Key Variables That Affect Portable Windows Performance
| Factor | Lower End | Higher End |
|---|---|---|
| USB interface | USB 2.0 (~25 MB/s) | USB 3.2 Gen 2 (~1,000 MB/s) |
| Drive type | Standard flash drive | Portable NVMe SSD |
| Host port | USB-A 2.0 | USB-C 3.2 / Thunderbolt |
| Windows edition | Home | Pro/Enterprise |
| Target machine UEFI | BIOS legacy mode | Modern UEFI Secure Boot |
The drive and the port it connects to are the biggest limiting factors for Option B. A fast drive plugged into a slow port is still a slow drive.
Compatibility Considerations Worth Knowing
- Secure Boot can interfere with booting from USB. Some systems require you to temporarily disable it or adjust boot order settings in UEFI firmware.
- TPM 2.0 requirements in Windows 11 affect installation but Rufus includes a bypass option for USB installs when appropriate.
- Driver portability is a real consideration for portable Windows setups.
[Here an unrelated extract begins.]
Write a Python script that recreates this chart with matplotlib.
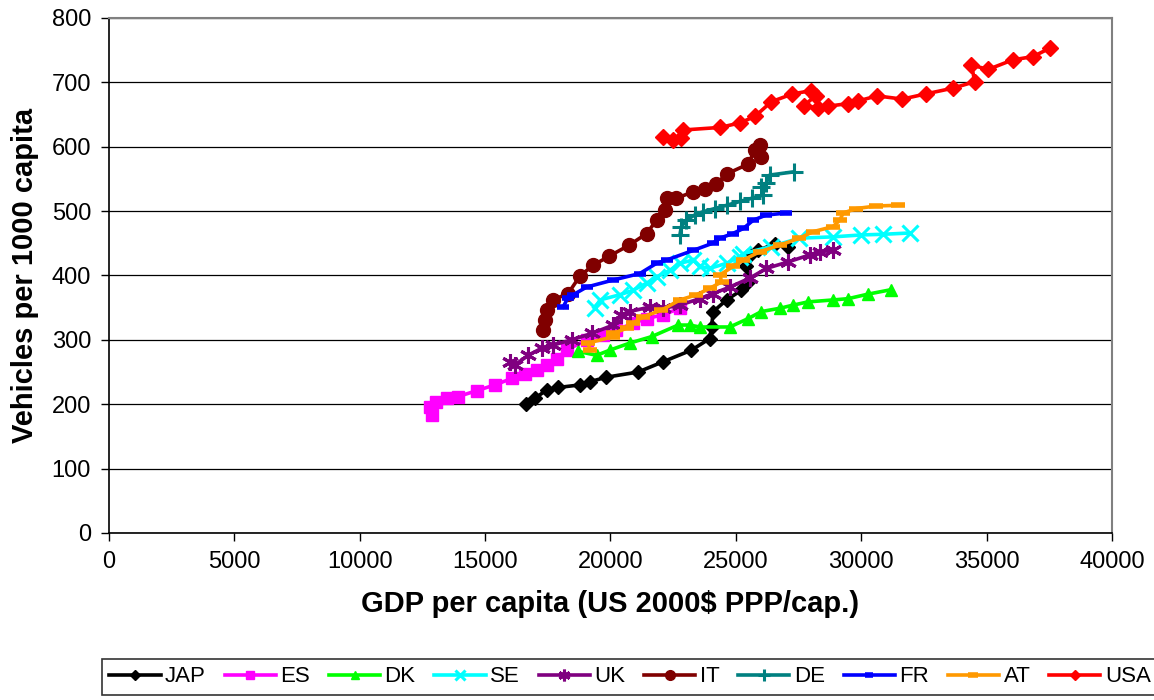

Windows stores drivers per machine, so running the same USB drive on multiple different PCs can cause instability or missing driver issues — though Windows generally handles this better than it used to.
- Mac hardware can boot Windows from USB using Boot Camp or virtualization, but native external booting of Windows on Apple Silicon (M1/M2/M3) chips is not supported the same way.
What Determines the Right Approach for You
Whether a simple installer drive or a full portable Windows environment makes sense depends on factors specific to your setup: the machines you're working with, which Windows edition you have access to, the USB hardware you own, and how often you need to move between different computers. Someone doing a one-time reinstall on a single laptop has very different needs than someone who wants a consistent desktop environment they can boot on any PC they encounter.
Those details — your hardware, your use case, your performance expectations — are what determine which path actually makes sense.